→ **DATASET EXTRACT**
--
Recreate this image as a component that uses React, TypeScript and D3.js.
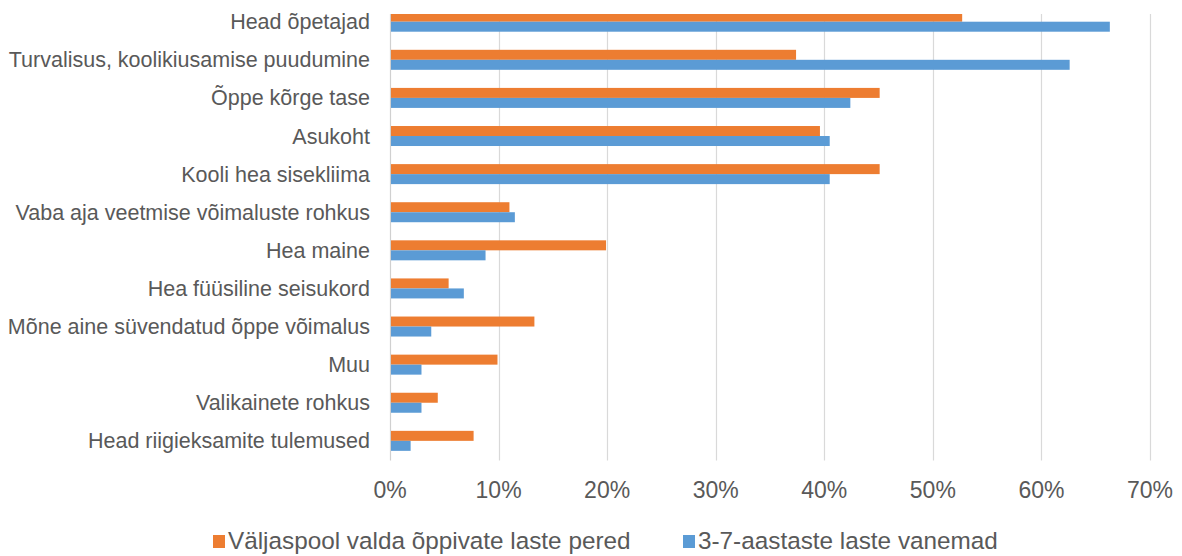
import React from "react";
import * as d3 from "d3";

const categories = [
  "Head õpetajad",
  "Turvalisus, koolikiusamise puudumine",
  "Õppe kõrge tase",
  "Asukoht",
  "Kooli hea sisekliima",
  "Vaba aja veetmise võimaluste rohkus",
  "Hea maine",
  "Hea füüsiline seisukord",
  "Mõne aine süvendatud õppe võimalus",
  "Muu",
  "Valikainete rohkus",
  "Head riigieksamite tulemused",
];

const seriesNames = [
  "Väljaspool valda õppivate laste pered",
  "3-7-aastaste laste vanemad",
];

const outsideFamilies = [0.527, 0.374, 0.451, 0.396, 0.451, 0.110, 0.199, 0.054, 0.133, 0.099, 0.044, 0.077];
const parents37 = [0.663, 0.626, 0.424, 0.405, 0.405, 0.115, 0.088, 0.068, 0.038, 0.029, 0.029, 0.019];

const xTicks = [0, 0.1, 0.2, 0.3, 0.4, 0.5, 0.6, 0.7];

const colors = ["#ED7D31", "#5B9BD5"];

export default function App() {
  const W = 1182;
  const H = 556;
  const x = d3.scaleLinear().domain([0, 0.7]).range([390, 1150]);
  const y = d3.scalePoint<string>().domain(categories).range([2.65, 459.9]).padding(0.5);
  const sub = d3.scaleBand<string>().domain(["a", "b"]).range([-10, 10]);
  const fmt = d3.format(".0%");
  const font = "'Liberation Sans', Arial, sans-serif";
  const textColor = "#595959";
  const plotTop = 14;
  const plotBottom = 460.5;

  const series = [outsideFamilies, parents37];

  return (
    <svg width={W} height={H} style={{ position: "absolute", left: 0, top: 0, background: "#fff" }}>
      <defs>
        <clipPath id="plotClip">
          <rect x={380} y={plotTop} width={800} height={plotBottom - plotTop} />
        </clipPath>
      </defs>
      {xTicks.map((t) => (
        <line
          key={"g" + t}
          x1={Math.round(x(t)) + 0.5}
          x2={Math.round(x(t)) + 0.5}
          y1={plotTop}
          y2={plotBottom}
          stroke={t === 0 ? "#D0D0D0" : "#D9D9D9"}
          strokeWidth={1.2}
        />
      ))}
      <g clipPath="url(#plotClip)">
        {categories.map((c, i) =>
          series.map((s, k) => (
            <rect
              key={c + k}
              x={x(0) + 1}
              y={(y(c) as number) + (sub(k === 0 ? "a" : "b") as number)}
              width={x(s[i]) - x(0) - 1}
              height={sub.bandwidth()}
              fill={colors[k]}
            />
          ))
        )}
      </g>
      {categories.map((c) => (
        <text
          key={"l" + c}
          x={370}
          y={(y(c) as number) + 7.5}
          textAnchor="end"
          fontFamily={font}
          fontSize={21.5}
          fill={textColor}
        >
          {c}
        </text>
      ))}
      {xTicks.map((t) => (
        <text
          key={"t" + t}
          x={x(t)}
          y={498}
          textAnchor="middle"
          fontFamily={font}
          fontSize={23}
          fill={textColor}
        >
          {fmt(t)}
        </text>
      ))}
      <g>
        <rect x={213} y={535} width={12} height={13} fill={colors[0]} />
        <text x={228} y={549} fontFamily={font} fontSize={24.3} fill={textColor}>
          {seriesNames[0]}
        </text>
        <rect x={683} y={535} width={12} height={13} fill={colors[1]} />
        <text x={698} y={549} fontFamily={font} fontSize={24.3} fill={textColor}>
          {seriesNames[1]}
        </text>
      </g>
    </svg>
  );
}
--
→ **WHAT TO DO**
Restate each line from the start of the listing through the line bearing "const series = [outsideFamilies, parents37];" word for word. Drop the pictures.

→ **WORKED ANSWER**
Recreate this image as a component that uses React, TypeScript and D3.js.
import React from "react";
import * as d3 from "d3";

const categories = [
  "Head õpetajad",
  "Turvalisus, koolikiusamise puudumine",
  "Õppe kõrge tase",
  "Asukoht",
  "Kooli hea sisekliima",
  "Vaba aja veetmise võimaluste rohkus",
  "Hea maine",
  "Hea füüsiline seisukord",
  "Mõne aine süvendatud õppe võimalus",
  "Muu",
  "Valikainete rohkus",
  "Head riigieksamite tulemused",
];

const seriesNames = [
  "Väljaspool valda õppivate laste pered",
  "3-7-aastaste laste vanemad",
];

const outsideFamilies = [0.527, 0.374, 0.451, 0.396, 0.451, 0.110, 0.199, 0.054, 0.133, 0.099, 0.044, 0.077];
const parents37 = [0.663, 0.626, 0.424, 0.405, 0.405, 0.115, 0.088, 0.068, 0.038, 0.029, 0.029, 0.019];

const xTicks = [0, 0.1, 0.2, 0.3, 0.4, 0.5, 0.6, 0.7];

const colors = ["#ED7D31", "#5B9BD5"];

export default function App() {
  const W = 1182;
  const H = 556;
  const x = d3.scaleLinear().domain([0, 0.7]).range([390, 1150]);
  const y = d3.scalePoint<string>().domain(categories).range([2.65, 459.9]).padding(0.5);
  const sub = d3.scaleBand<string>().domain(["a", "b"]).range([-10, 10]);
  const fmt = d3.format(".0%");
  const font = "'Liberation Sans', Arial, sans-serif";
  const textColor = "#595959";
  const plotTop = 14;
  const plotBottom = 460.5;

  const series = [outsideFamilies, parents37];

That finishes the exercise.